### Given information
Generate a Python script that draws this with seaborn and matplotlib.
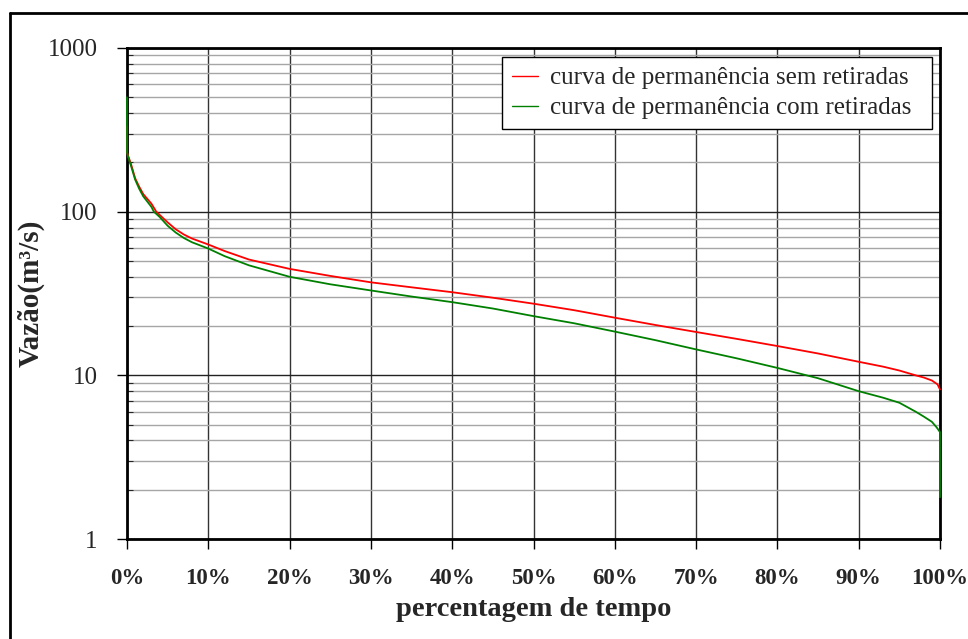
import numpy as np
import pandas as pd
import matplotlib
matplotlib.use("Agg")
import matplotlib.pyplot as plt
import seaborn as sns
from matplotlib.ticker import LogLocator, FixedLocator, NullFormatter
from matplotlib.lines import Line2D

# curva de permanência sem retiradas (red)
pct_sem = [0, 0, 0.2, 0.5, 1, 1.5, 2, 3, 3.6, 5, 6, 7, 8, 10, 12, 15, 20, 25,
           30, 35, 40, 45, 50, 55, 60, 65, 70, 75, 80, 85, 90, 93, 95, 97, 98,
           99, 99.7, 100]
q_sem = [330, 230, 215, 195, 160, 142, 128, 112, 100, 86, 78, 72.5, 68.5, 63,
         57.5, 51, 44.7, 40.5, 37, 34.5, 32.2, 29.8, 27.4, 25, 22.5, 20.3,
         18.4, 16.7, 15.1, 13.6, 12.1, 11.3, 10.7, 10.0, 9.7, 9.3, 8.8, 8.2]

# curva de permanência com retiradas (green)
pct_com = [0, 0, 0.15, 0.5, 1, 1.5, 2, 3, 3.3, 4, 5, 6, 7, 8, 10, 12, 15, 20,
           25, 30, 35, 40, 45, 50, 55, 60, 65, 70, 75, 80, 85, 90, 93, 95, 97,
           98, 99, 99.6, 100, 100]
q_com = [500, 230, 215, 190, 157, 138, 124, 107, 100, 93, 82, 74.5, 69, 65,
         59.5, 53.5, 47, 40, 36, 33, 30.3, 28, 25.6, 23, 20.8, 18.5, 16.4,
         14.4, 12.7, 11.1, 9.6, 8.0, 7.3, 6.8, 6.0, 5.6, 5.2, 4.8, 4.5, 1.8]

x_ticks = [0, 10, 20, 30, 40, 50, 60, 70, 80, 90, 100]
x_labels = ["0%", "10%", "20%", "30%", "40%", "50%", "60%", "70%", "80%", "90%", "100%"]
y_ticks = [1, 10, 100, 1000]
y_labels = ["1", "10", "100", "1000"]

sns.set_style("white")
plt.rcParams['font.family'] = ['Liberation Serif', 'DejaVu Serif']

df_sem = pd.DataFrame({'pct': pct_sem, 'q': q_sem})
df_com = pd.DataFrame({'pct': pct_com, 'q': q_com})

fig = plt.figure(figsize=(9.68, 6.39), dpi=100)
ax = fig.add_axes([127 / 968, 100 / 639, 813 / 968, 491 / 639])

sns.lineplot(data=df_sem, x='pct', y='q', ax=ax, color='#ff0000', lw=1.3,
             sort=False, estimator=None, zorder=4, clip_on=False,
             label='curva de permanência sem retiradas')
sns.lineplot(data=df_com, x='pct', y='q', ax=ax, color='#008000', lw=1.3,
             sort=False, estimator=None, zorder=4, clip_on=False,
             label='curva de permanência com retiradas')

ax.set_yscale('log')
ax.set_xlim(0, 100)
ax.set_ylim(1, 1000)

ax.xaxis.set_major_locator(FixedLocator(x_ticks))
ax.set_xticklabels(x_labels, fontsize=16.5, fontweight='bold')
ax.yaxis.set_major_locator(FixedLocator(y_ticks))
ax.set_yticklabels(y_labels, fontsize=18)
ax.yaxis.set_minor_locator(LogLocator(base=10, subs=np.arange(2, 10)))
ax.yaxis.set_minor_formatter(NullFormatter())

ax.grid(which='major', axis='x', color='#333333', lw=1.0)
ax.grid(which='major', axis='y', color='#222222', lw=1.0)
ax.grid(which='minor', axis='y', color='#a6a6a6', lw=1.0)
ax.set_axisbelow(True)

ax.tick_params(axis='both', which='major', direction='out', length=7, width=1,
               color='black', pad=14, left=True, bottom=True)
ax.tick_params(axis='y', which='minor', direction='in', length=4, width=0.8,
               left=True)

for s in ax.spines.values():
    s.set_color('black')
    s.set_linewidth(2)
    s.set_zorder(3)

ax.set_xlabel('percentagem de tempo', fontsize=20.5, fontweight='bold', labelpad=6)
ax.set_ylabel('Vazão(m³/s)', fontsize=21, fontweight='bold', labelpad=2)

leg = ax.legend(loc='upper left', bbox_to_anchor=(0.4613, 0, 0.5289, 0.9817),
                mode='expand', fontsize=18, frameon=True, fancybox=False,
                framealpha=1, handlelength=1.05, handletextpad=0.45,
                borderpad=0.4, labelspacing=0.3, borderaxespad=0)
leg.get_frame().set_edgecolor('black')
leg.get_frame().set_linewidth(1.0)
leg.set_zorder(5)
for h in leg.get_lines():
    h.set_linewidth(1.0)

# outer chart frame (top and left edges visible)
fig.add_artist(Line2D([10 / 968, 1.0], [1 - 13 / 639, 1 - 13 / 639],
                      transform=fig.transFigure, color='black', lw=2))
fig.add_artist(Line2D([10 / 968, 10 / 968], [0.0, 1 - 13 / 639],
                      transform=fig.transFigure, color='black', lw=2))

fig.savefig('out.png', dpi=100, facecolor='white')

### The task
Copy each line in the data that holds the word "seaborn".

### Answer below
Generate a Python script that draws this with seaborn and matplotlib.
import seaborn as sns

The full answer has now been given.